Like on Sunday, when 25-year-old Harpreet Chahal was shot dead in a brazen daylight shooting in Abbotsford.

“It’s stuff like that that scares you, but at the same time you’ve got to know when to … take a stand,” said Khosa.

It was an accumulation of such incidents that led the Lower Mainland Sikh community to approach the RCMP six months ago, looking for a way to prevent ongoing gang violence.

On Wednesday their efforts came to fruition as 30 representatives from 11 temples, including Khosa from New Westminster’s Sahib Sukh Sagar temple, met with RCMP and the Combined Forces Special Enforcement Unit-B.C.(CFSEU-BC) for an anti-gang summit in Chilliwack.

The summit is part of a Kwantlen University research project on local gang violence, led by Dr. Gira Bhatt, director of Acting Together — Community University Research Alliance, which received a federal grant four years ago.

“It’s a local issue, local solution, local community,” Bhatt said. “We cannot import our solutions from California or from England.
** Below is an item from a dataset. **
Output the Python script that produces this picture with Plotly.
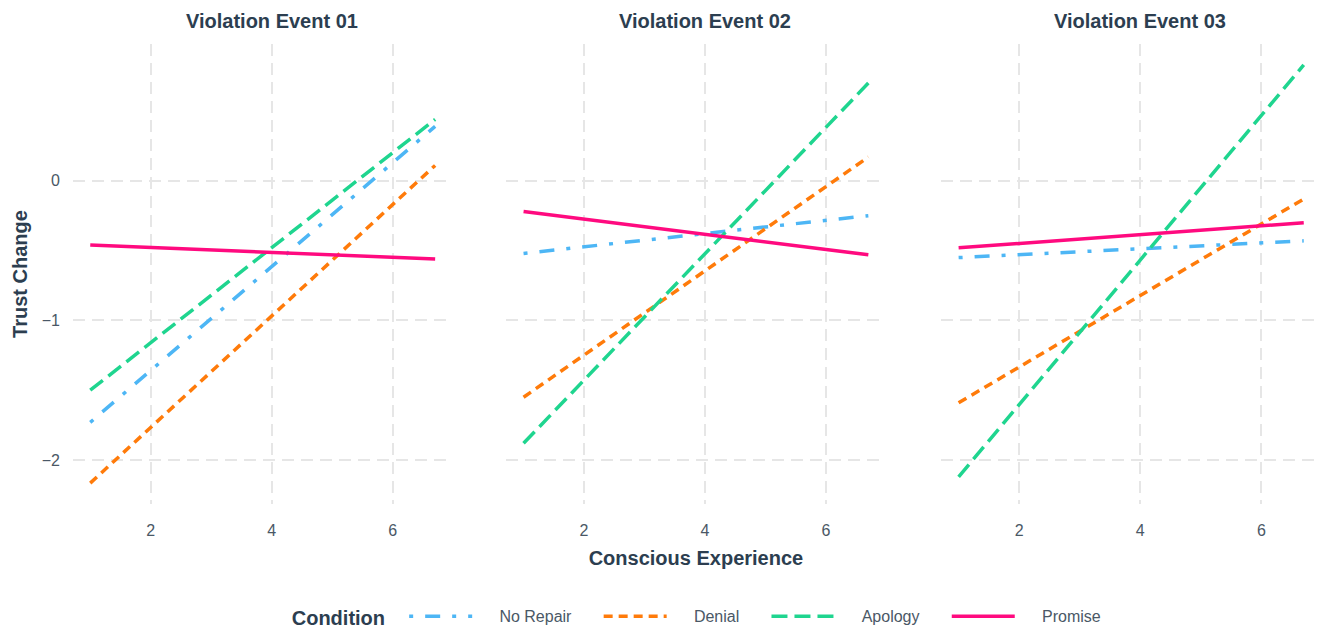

Our demographics are different, our cultural issues are different.”

The summit marked another step in her research, fielding suggestions from the community.

“There are choices that you can make that will lead you in the right direction,” said Khosa, adding that it was sports and a circle of positive friendships that kept him out of trouble.

Taranjit Singh Dhugga with Surrey’s Guru Nanak Sikh Gurdwara, suggested the solution starts with parenting to keep youth away from drugs and gangs.

Police hope these insights will lead to an action plan to roll out in all communities, because it’s not only a South Asian problem, as most gang-related murder victims in B.C. are Caucasian.

“I feel very optimistic that we’re going to see a best practice come out of this,” said CFSEU-BC Chief Officer Dan Malo. “We cannot look at gang violence as a situation that we can’t conquer.”

The summit came to a close Wednesday evening and Bhatt’s research team is expected to comb through the findings and come up with an action plan.